Microsoft is perhaps not the first company people would associate with open standards, but the firm has a presence in many of the standards bodies thrashing out the future direction of the web and defining the standards that will shape it, including HTML5.

Paul Cotton, Microsoft's director of web services standards strategy, is a good example, as he is also co-chairman of the World Wide Web Consortium (W3C) HTML Working Group working on HTML5, and can therefore offer a good indication of where key web technologies are heading.

Possibly the most interesting opinion that Cotton divulged is that virtually any kind of application could be developed using HTML5, enabling developers to create true cross-platform applications that work on any device and any operating system, so long as it has a modern browser or supports HTML5 within the platform itself.

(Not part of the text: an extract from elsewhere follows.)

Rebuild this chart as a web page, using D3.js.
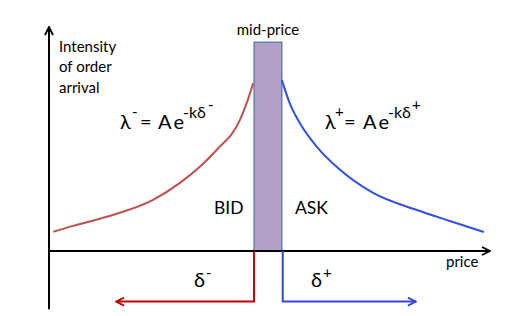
<!DOCTYPE html>
<html>
<head>
<meta charset="utf-8">
<script src="https://cdn.jsdelivr.net/npm/d3@7"></script>
<style>
  body { margin: 0; background: #fff; }
  svg text { font-family: Lato, "DejaVu Sans", sans-serif; fill: #000; }
</style>
</head>
<body>
<div id="chart"></div>
<script>
// bid side (red curve), price vs intensity of order arrival
const bidPrice = [1, 5.4, 13.1, 23.6, 29.7, 34.2, 38.0, 43.3, 44.8, 46.3];
const bidIntensity = [8.6, 11.2, 15.3, 22.8, 30.4, 37.6, 45.1, 58.5, 65.9, 74.9];
// ask side (blue curve)
const askPrice = [52.8, 54.6, 56.9, 60.7, 65.6, 73.5, 83.4, 90.9, 98.6];
const askIntensity = [76.3, 65.9, 57.0, 46.6, 36.9, 25.9, 18.3, 13.4, 8.5];
// mid-price band and the two spread arrows
const midBand = [46.5, 52.8];
const midTop = 93.2;
const deltaMinus = [46.5, 15.2];
const deltaPlus = [53.0, 83.2];
const arrowLevel = -22.6;

const width = 517, height = 316;

const svg = d3.select("#chart")
  .append("svg")
  .attr("width", width)
  .attr("height", height);

const x = d3.scaleLinear().domain([0, 100]).range([49, 490]);
const y = d3.scaleLinear().domain([0, 100]).range([251, 27]);

// 箭头
const defs = svg.append("defs");
function marker(id, color) {
  defs.append("marker")
    .attr("id", id)
    .attr("viewBox", "0 0 10 10")
    .attr("refX", 9)
    .attr("refY", 5)
    .attr("markerWidth", 5)
    .attr("markerHeight", 5)
    .attr("markerUnits", "strokeWidth")
    .attr("orient", "auto")
    .append("path")
    .attr("d", "M1,1 L9,5 L1,9")
    .attr("fill", "none")
    .attr("stroke", color)
    .attr("stroke-width", 1.8);
}
marker("arrBlack", "#000");
marker("arrRed", "#c00000");
marker("arrBlue", "#3344dd");

// mid-price band
svg.append("rect")
  .attr("x", x(midBand[0]))
  .attr("y", y(midTop))
  .attr("width", x(midBand[1]) - x(midBand[0]))
  .attr("height", y(0) - y(midTop))
  .attr("fill", "#b1a0c7")
  .attr("stroke", "#4a6fa8")
  .attr("stroke-width", 1.2);

// axes
svg.append("line")
  .attr("x1", x(0)).attr("y1", y(-26))
  .attr("x2", x(0)).attr("y2", y(100))
  .attr("stroke", "#000").attr("stroke-width", 2)
  .attr("marker-end", "url(#arrBlack)");
svg.append("line")
  .attr("x1", x(0)).attr("y1", y(0))
  .attr("x2", x(100)).attr("y2", y(0))
  .attr("stroke", "#000").attr("stroke-width", 2)
  .attr("marker-end", "url(#arrBlack)");

// curves
const line = d3.line()
  .x((d) => x(d[0]))
  .y((d) => y(d[1]))
  .curve(d3.curveMonotoneX);

svg.append("path")
  .attr("d", line(d3.zip(bidPrice, bidIntensity)))
  .attr("fill", "none")
  .attr("stroke", "#c0504d")
  .attr("stroke-width", 2);
svg.append("path")
  .attr("d", line(d3.zip(askPrice, askIntensity)))
  .attr("fill", "none")
  .attr("stroke", "#3050e8")
  .attr("stroke-width", 2);

// δ arrows
const elbow = d3.line().x((d) => x(d[0])).y((d) => y(d[1]));
svg.append("path")
  .attr("d", elbow([[deltaMinus[0], 0], [deltaMinus[0], arrowLevel], [deltaMinus[1], arrowLevel]]))
  .attr("fill", "none")
  .attr("stroke", "#c00000")
  .attr("stroke-width", 2)
  .attr("marker-end", "url(#arrRed)");
svg.append("path")
  .attr("d", elbow([[deltaPlus[0], 0], [deltaPlus[0], arrowLevel], [deltaPlus[1], arrowLevel]]))
  .attr("fill", "none")
  .attr("stroke", "#3344dd")
  .attr("stroke-width", 2)
  .attr("marker-end", "url(#arrBlue)");

// labels
svg.append("text")
  .attr("x", (x(midBand[0]) + x(midBand[1])) / 2)
  .attr("y", 35)
  .attr("text-anchor", "middle")
  .attr("font-size", 15)
  .text("mid-price");

svg.append("g")
  .attr("font-size", 15)
  .selectAll("text")
  .data(["Intensity", "of order", "arrival"])
  .join("text")
  .attr("x", 59)
  .attr("y", (d, i) => 52 + i * 20.3)
  .text((d) => d);

svg.append("text").attr("x", 214).attr("y", 214).attr("font-size", 17.5).text("BID");
svg.append("text").attr("x", 295).attr("y", 214).attr("font-size", 17.5).text("ASK");
svg.append("text").attr("x", 446).attr("y", 267).attr("font-size", 15).text("price");

function deltaLabel(x0, sign) {
  const t = svg.append("text").attr("x", x0).attr("y", 287).attr("font-size", 20);
  t.append("tspan").text("δ");
  t.append("tspan").attr("dx", 1).attr("dy", -9).attr("font-size", 15).text(sign);
}
deltaLabel(194, "-");
deltaLabel(311, "+");

// λ = A e^{-kδ}，每个部分按原图位置摆放
function formula(xs, sign) {
  const t = svg.append("text").attr("y", 129).attr("font-size", 20);
  t.append("tspan").attr("x", xs[0]).text("λ");
  t.append("tspan").attr("x", xs[1]).attr("y", 117).attr("font-size", 15).text(sign);
  t.append("tspan").attr("x", xs[2]).attr("y", 129).text("=");
  t.append("tspan").attr("x", xs[3]).text("A");
  t.append("tspan").attr("x", xs[4]).text("e");
  t.append("tspan").attr("x", xs[5]).attr("y", 118).attr("font-size", 16).text("-kδ");
  t.append("tspan").attr("x", xs[6]).attr("y", 110).attr("font-size", 15).text(sign);
}
formula([120, 132, 140, 158, 173.5, 183, 208], "-");
formula([325, 335, 344, 363, 378.5, 388, 412], "+");
</script>
</body>
</html>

"I think you are going to see some really rich applications based on the HTML language and the kinds of APIs that are being developed at the W3C, such as WebSockets," said Cotton, who described WebSockets as "the most interesting thing in HTML5".

WebSockets allows full bi-directional communications between a browser and web server, in contrast to HTTP, whereby a server cannot deliver updated information until the user polls it and asks for a refresh.

"Imagine if you could tell Facebook who your top five friends are, and anytime one of them updates their status, Facebook could push that content to your home page right away. It turns the web into a two-way street," said Cotton.

But it is not just consumer-focused capabilities that are being addressed at the W3C, and many features now being considered will make it easier for developers to build everyday business applications using web standards.

File API, for example, is an HTML5 specification that allows web applications to access the underlying file system and manipulate the data stored inside files.

"It's the kind of API that you would use in JavaScript to build a web-centric application that includes the same kind of capabilities that you have in a Windows app today when you want to select a bunch of files. Say you want the user to be able to select some files on their local machine, check them off and click to upload them somewhere," Cotton explained.

However, File API is still a work in progress, according to Cotton, and was not implemented in the early IE10 Platform Preview code recently unveiled at Microsoft's Mix developer conference.

Some browsers have already added support for File API, but Cotton said that developers are likely to find that changes to the specifications would break any applications built around the current implementation.